To better insulate countries from the ills of one country or one currency, Zhou said the IMF should create a "reserve currency" based on shares in the body held by its 185 member nations, known as special drawing rights, or SDRs.
He said it also should be used for trade, pricing commodities and accounting, not just government finance.
In Washington, Federal Reserve Chairman Ben Bernanke and Treasury Secretary Timothy Geithner both rejected China's call for a global alternative to the U.S. dollar's role as the international reserve currency.
And the European Union's top economy official said the dollar's role as the international reserve currency is secure despite China's proposal.
"Everybody agrees also that the present world reserve currency, the dollar, is there and will continue to be there for a long period of time," EU Commissioner Joaquin Almunia said Tuesday after a meeting of the European Commission.
Zhou also called for changing how SDRs are valued. Currently, they are based on the value of four currencies — the dollar, euro, yen and British pound. "The basket of currencies forming the basis for SDR valuation should be expanded to include currencies of all major economies," he wrote.
Beijing has been unusually bold in recent months in expressing concern about Washington's financial management and pushing for global economic changes. That reflects both its relative financial health and growing concern that increased globalization means missteps abroad could harm its own economy.
Zhou's comments are also part of China's longstanding push to reform the IMF, World Bank and global financial system to give greater voice to China and other developing economies — another theme that will be heard from China, Brazil, Russia and India at the summit of Group of 20 major economies next week.
"Overdue reforms should give proper representation to and increase the say of the emerging and developing economies," Yi Xianrong, a researcher with the Institute of Economics and Finances at the Chinese Academy of Social Sciences, a government think-tank, wrote in the government newspaper China Daily.
"Proper representation and a bigger voice for the developing countries are the need of the hour. For instance, being the world's third-largest economy and the largest foreign reserves holder, China should get its due place in the monetary body."
Another idea Yi raised was that the U.S. and Europe should give up their traditional privileges of appointing the heads of the World Bank and the IMF.
The idea of a creating a new global reserve currency isn't new. But analysts say the proposal isn't likely to gain much traction because it faces major obstacles. It would require acceptance from nations that have long used the dollar and hold huge stockpiles of the U.S. currency.
"There has been for decades talk about creating an international reserve currency and it has never really progressed," said Michael Pettis, a finance professor at Peking University's Guanghua School of Management.
Managing such a currency would require balancing the contradictory needs of countries with high and low growth or with trade surpluses or deficits, Pettis said. He said the 16 European nations that use the euro have faced "huge difficulties" in managing monetary policy even though their economies are similar.
"It's hard for me to imagine how it's going to be easier for the world to have a common currency for trade," he said.

end quote from:
http://abcnews.go.com/Business/story?id=7168919&page=1&singlePage=true

I personally think the risks to the Global Economy have been proven extreme, especially since what happened in 2008 with the Great Recession still reverberating worldwide in places like Europe and China and even Russia right now 6 years later.

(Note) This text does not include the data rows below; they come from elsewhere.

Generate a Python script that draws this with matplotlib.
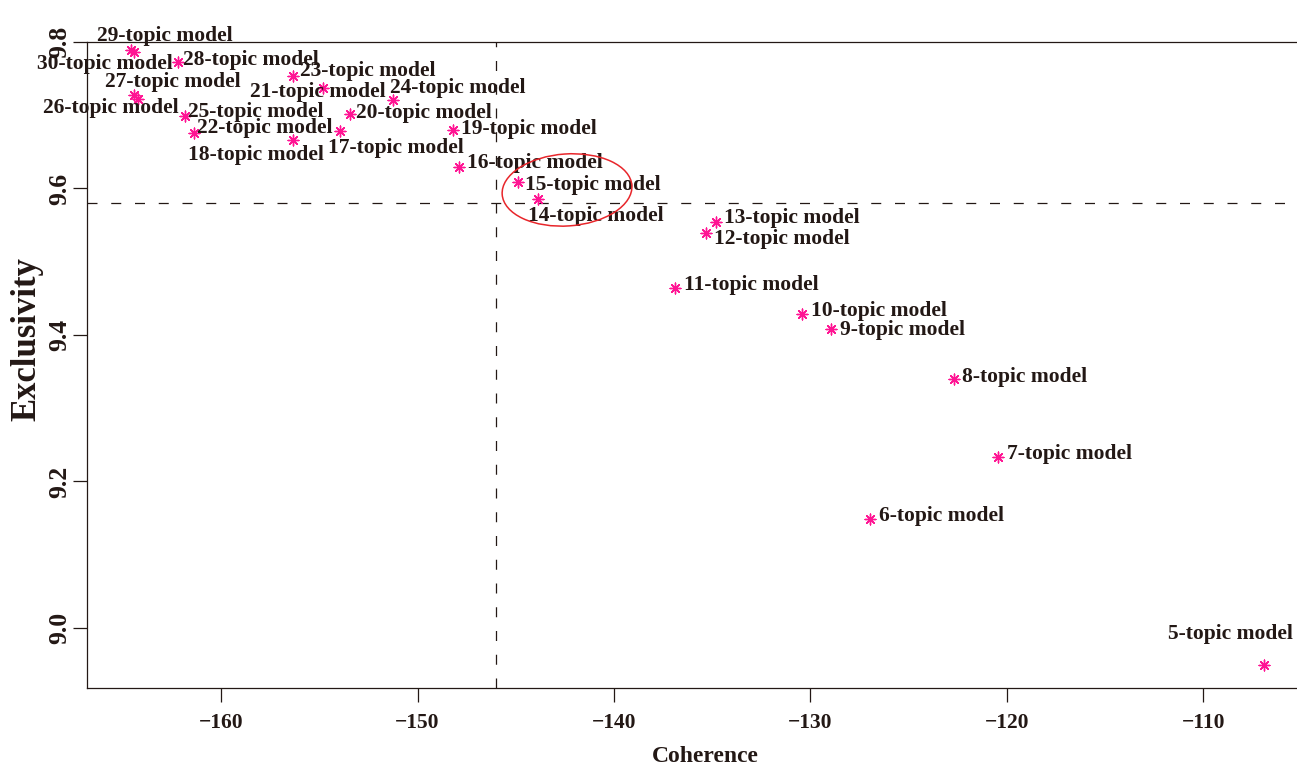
import matplotlib
matplotlib.use('Agg')
import matplotlib.pyplot as plt
import matplotlib.transforms as mtransforms
from matplotlib.patches import Ellipse

# 数据：主题数、语义一致性(Coherence)、排他性(Exclusivity)
topics = [5, 6, 7, 8, 9, 10, 11, 12, 13, 14, 15, 16, 17,
          18, 19, 20, 21, 22, 23, 24, 25, 26, 27, 28, 29, 30]
coherence = [-106.92, -126.97, -120.46, -122.70, -128.96, -130.43, -136.90,
             -135.32, -134.81, -143.87, -144.89, -147.89, -153.94, -156.34,
             -148.19, -153.44, -154.81, -161.37, -156.34, -151.25, -161.83,
             -164.22, -164.43, -162.19, -164.43, -164.58]
exclusivity = [8.9495, 9.149, 9.233, 9.340, 9.408, 9.429, 9.464, 9.539,
               9.554, 9.586, 9.609, 9.629, 9.678, 9.666, 9.680, 9.702,
               9.737, 9.676, 9.754, 9.721, 9.699, 9.722, 9.728, 9.773,
               9.786, 9.789]
x_ticks = [-160, -150, -140, -130, -120, -110]
y_ticks = [9.0, 9.2, 9.4, 9.6, 9.8]
h_cut = 9.58
v_cut = -146.0

# 标签相对点的偏移（像素，右/下为正）
label_offset = {
    5: (-96, -31), 6: (9, -3), 7: (9, -3), 8: (8, -2), 9: (9, 1),
    10: (9, -3), 11: (9, -3), 12: (8, 6), 13: (8, -4), 14: (-10, 17),
    15: (7, 3), 16: (8, -4), 17: (-12, 17), 18: (-105, 15), 19: (8, -1),
    20: (6, -1), 21: (-73, 4), 22: (3, -5), 23: (7, -5), 24: (-3, -12),
    25: (3, -4), 26: (-95, 9), 27: (-29, -13), 28: (5, -2), 29: (-37, -16),
    30: (-94, 14),
}

ink = '#231815'
plt.rcParams['font.family'] = ['Liberation Serif', 'DejaVu Serif']
plt.rcParams['font.weight'] = 'bold'

fig = plt.figure(figsize=(12.97, 7.69), dpi=100)
ax = fig.add_axes([87 / 1297, 1 - 688 / 769, 1 - 87 / 1297, (688 - 42) / 769])

ax.scatter(coherence, exclusivity, marker=(8, 2, 0), s=60, color='#FF1493',
           linewidths=1.0, zorder=3)

for t, cx, cy in zip(topics, coherence, exclusivity):
    dx, dy = label_offset[t]
    ax.annotate(f'{t}-topic model', xy=(cx, cy), xytext=(dx * 0.72, -dy * 0.72),
                textcoords='offset points', ha='left', va='center',
                fontsize=15.5, fontweight='bold', color=ink, zorder=4)

# 分割线
ax.axhline(h_cut, color=ink, lw=0.9, linestyle=(0, (8, 11)), zorder=1)
ax.axvline(v_cut, color=ink, lw=0.9, linestyle=(0, (8, 11)), zorder=1)

# 红色椭圆标注
trans = fig.dpi_scale_trans + mtransforms.ScaledTranslation(-142.39, 9.598, ax.transData)
ax.add_patch(Ellipse((0, 0), width=1.30, height=0.72, angle=4, transform=trans,
                     fill=False, edgecolor='#E8262B', lw=1.1, zorder=5))

ax.set_xlim(-166.82, -105.24)
ax.set_ylim(8.918, 9.8)
ax.set_xticks(x_ticks)
ax.set_xticklabels([f'\u2212{abs(v)}' for v in x_ticks])
ax.set_yticks(y_ticks)
ax.set_yticklabels([f'{v:.1f}' for v in y_ticks], rotation=90, va='center')

for side in ['left', 'bottom', 'top']:
    ax.spines[side].set_color(ink)
    ax.spines[side].set_linewidth(0.9)
ax.spines['right'].set_visible(False)

ax.tick_params(axis='x', length=10, width=0.9, color=ink, labelsize=15.5,
               labelcolor=ink, pad=8)
ax.tick_params(axis='y', length=10, width=0.9, color=ink, labelsize=18.5,
               labelcolor=ink, pad=1)

ax.set_xlabel('Coherence', fontsize=17, fontweight='bold', color=ink)
ax.set_ylabel('Exclusivity', fontsize=25, fontweight='bold', color=ink)
ax.xaxis.set_label_coords(0.511, -0.09)
ax.yaxis.set_label_coords(-0.036, 0.54)

fig.savefig('out.png', dpi=100)
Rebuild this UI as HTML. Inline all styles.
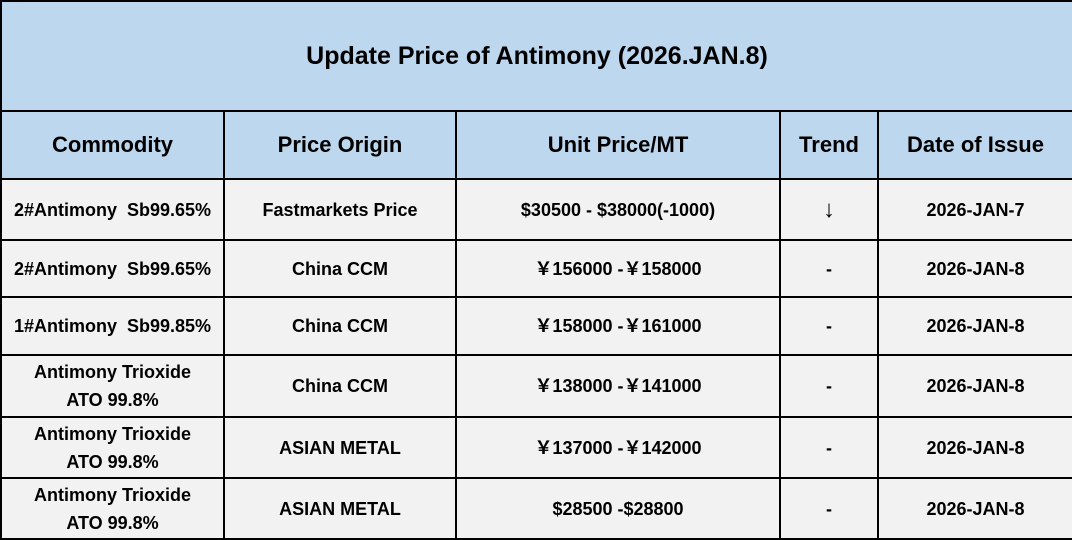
<!DOCTYPE html>
<html><head><meta charset="utf-8"><style>
html,body{margin:0;padding:0;background:#fff;}
table{position:absolute;left:0;top:0;border-collapse:collapse;table-layout:fixed;width:1072px;font-family:"Liberation Sans","Noto Sans CJK SC",sans-serif;font-weight:bold;color:#000;}
td{border:2px solid #000;text-align:center;padding:0;font-size:18px;line-height:28px;background:#f2f2f2;}
.t td{background:#bdd7ee;font-size:25px;height:108px;}
.h td{background:#bdd7ee;font-size:22px;height:66px;}
</style></head><body>
<table>
<colgroup><col style="width:223px"><col style="width:232px"><col style="width:324px"><col style="width:98px"><col style="width:195px"></colgroup>
<tr class="t"><td colspan="5">Update Price of Antimony (2026.JAN.8)</td></tr>
<tr class="h"><td>Commodity</td><td>Price Origin</td><td>Unit Price/MT</td><td>Trend</td><td>Date of Issue</td></tr>
<tr style="height:61px"><td>2#Antimony&nbsp; Sb99.65%</td><td>Fastmarkets Price</td><td>$30500 - $38000(-1000)</td><td style="font-size:24px;font-weight:normal">↓</td><td>2026-JAN-7</td></tr>
<tr style="height:57px"><td>2#Antimony&nbsp; Sb99.65%</td><td>China CCM</td><td>￥156000 -￥158000</td><td>-</td><td>2026-JAN-8</td></tr>
<tr style="height:58px"><td>1#Antimony&nbsp; Sb99.85%</td><td>China CCM</td><td>￥158000 -￥161000</td><td>-</td><td>2026-JAN-8</td></tr>
<tr style="height:62px"><td>Antimony Trioxide<br>ATO 99.8%</td><td>China CCM</td><td>￥138000 -￥141000</td><td>-</td><td>2026-JAN-8</td></tr>
<tr style="height:61px"><td>Antimony Trioxide<br>ATO 99.8%</td><td>ASIAN METAL</td><td>￥137000 -￥142000</td><td>-</td><td>2026-JAN-8</td></tr>
<tr style="height:61px"><td>Antimony Trioxide<br>ATO 99.8%</td><td>ASIAN METAL</td><td>$28500 -$28800</td><td>-</td><td>2026-JAN-8</td></tr>
</table>
</body></html>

Without some agreed upon system of protecting us all worldwide from too Big to Fail Banks, banking systems, currency fluctuations, etc.  some kind of global collapse could sent eventually the whole world into a sort of caveman kind of scenario.

When the whole world is playing a game that no one can win, you are looking at a scenario where everyone can and will lose at some point. It is only a matter of time before some kind of flaw destroys the world's banking and monetary systems.

No individual or collective monetary system yet designed can protect the world from another collapse much worse than the Great Depression. So, a complete collapse is only a matter of time.

We are in effect one global financial system at present. It has never really been that way ever before in recorded history. So, whatever system we are subject to can and will likely destroy everyone equally including China, the U.S. and Europe and everyone else eventually. It's only a matter of time.

So, either a worldwide system that can actually protect everyone needs to be implemented or we need to go back somehow to every country for themselves economically. One or the other, has to be implemented. You can't really have both in any serious way.